Ukrayna'ya tam olarak ne vaat edileceği konusu zirvenin en can sıkıcı sorusu olacak. NATO üyesi ülke yetkilileri, nihai bildiride Ukrayna'nın NATO ittifakı içindeki haklı yerinin belirtilmesinin beklendiğini, ancak koşullar elverdiğinde ifadesinin eklenmesi ya da bu koşullardan bazılarının detaylandırılıp detaylandırılmaması konusunda tartışmalar olduğunu söyledi. Ancak ifadenin ötesinde, Ukrayna'nın oraya nasıl ve hangi süreçten geçerek ulaşacağı konusu tartışmalı olmaya devam ediyor. Ukrayna ve özellikle Rusya'ya sınırı olan Orta Avrupalı müttefikler, çatışmalar durduğunda Ukrayna'ya derhal üyelik sözü verilmesini istediklerini söylüyorlar.

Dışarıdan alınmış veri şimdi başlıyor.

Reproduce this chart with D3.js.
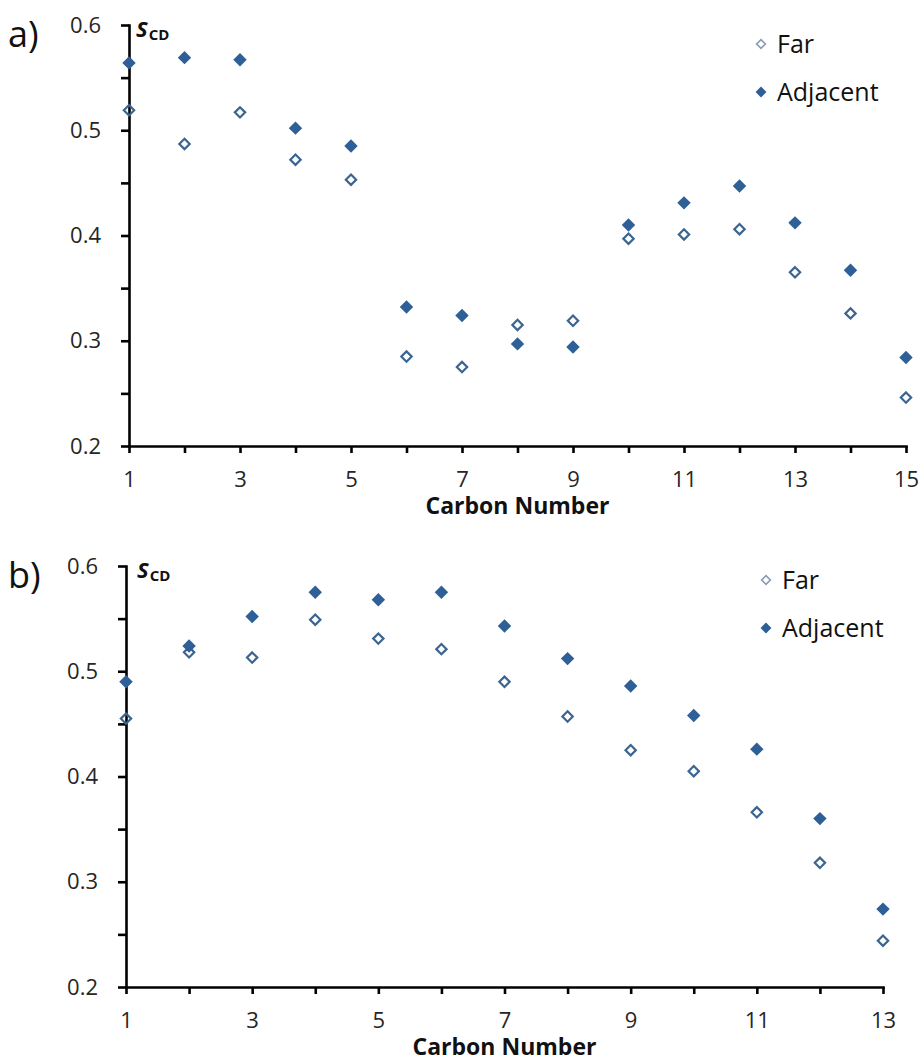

Amerika Birleşik Devletleri, Almanya, Hollanda ve diğer ülkeler bu yaklaşımı reddediyor. Ukrayna'nın üyeliğe hak kazanabilmesi için siyasi, mali ve adli sistemlerinde başka reformlar yapması gerektiğinde ısrar ediyorlar. Şu anda önemli olanın orta vadede pratik yardım olduğunu söylüyorlar. Biden geçen ay yaptığı açıklamada, savaştan sonra bile Ukrayna'nın NATO'ya girmesi için kestirme yol olmayacağını söyledi.

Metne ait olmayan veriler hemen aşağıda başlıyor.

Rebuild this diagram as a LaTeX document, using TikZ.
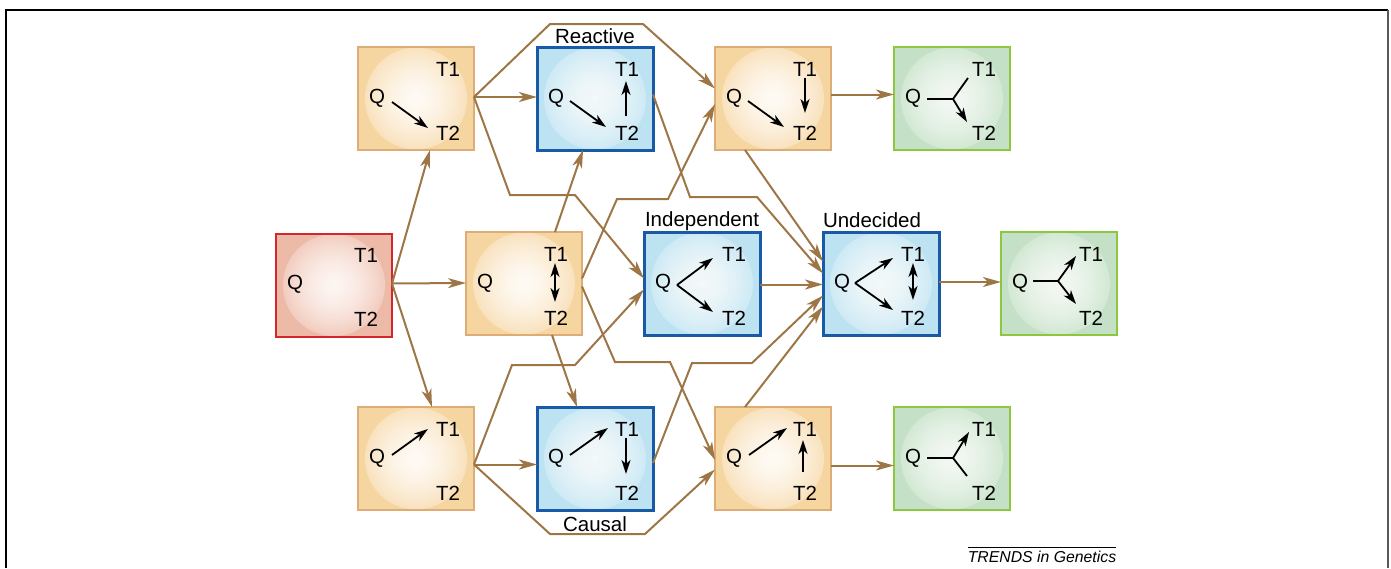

İfadeler nasıl belirlenirse belirlensin, NATO yetkilileri zirvenin bir diğer kilit unsurunun da Ukrayna'ya pratik desteğin gösterilmesi olacağını söylüyor. Bazı NATO liderleri Putin'in Avrupa'nın kararlılığının azalacağına inandığını ve bunun da mühimmat avantajıyla birleştiğinde Ukrayna'nın yenilgisine yol açacağını savunuyor.
NATO ülkesi diplomatlara göre önümüzdeki iki gün, bazı ülkelerin yayınlayacağı ve diğer ülkelerin de imza atacağı genel bir taahhüt altında düzenlenen taahhütlerle dolu olacak. Vilnius'ta taahhütlerle birlikte böyle bir belgenin yayınlanması umuluyor. Belge, tam NATO üyeliğinin güvenlik garantisinden yoksun olsa da Ukrayna'ya uzun vadede ciddi güvenlik taahhütleri vermeyi amaçlıyor. Bu da Ukrayna'nın Rusya'nın gelecekte asla işgal etmeye kalkışmayacağı kadar iyi silahlanmasını sağlayacak modern silahlar ve eğitim sağlanması anlamına geliyor. Şu anda Avrupa Dış İlişkiler Konseyi'nde görev yapan eski bir üst düzey NATO yetkilisi olan Camille Grand'a göre asıl zorluk geçmişin muğlak vaatlerini tekrarlamaktan kaçınmak.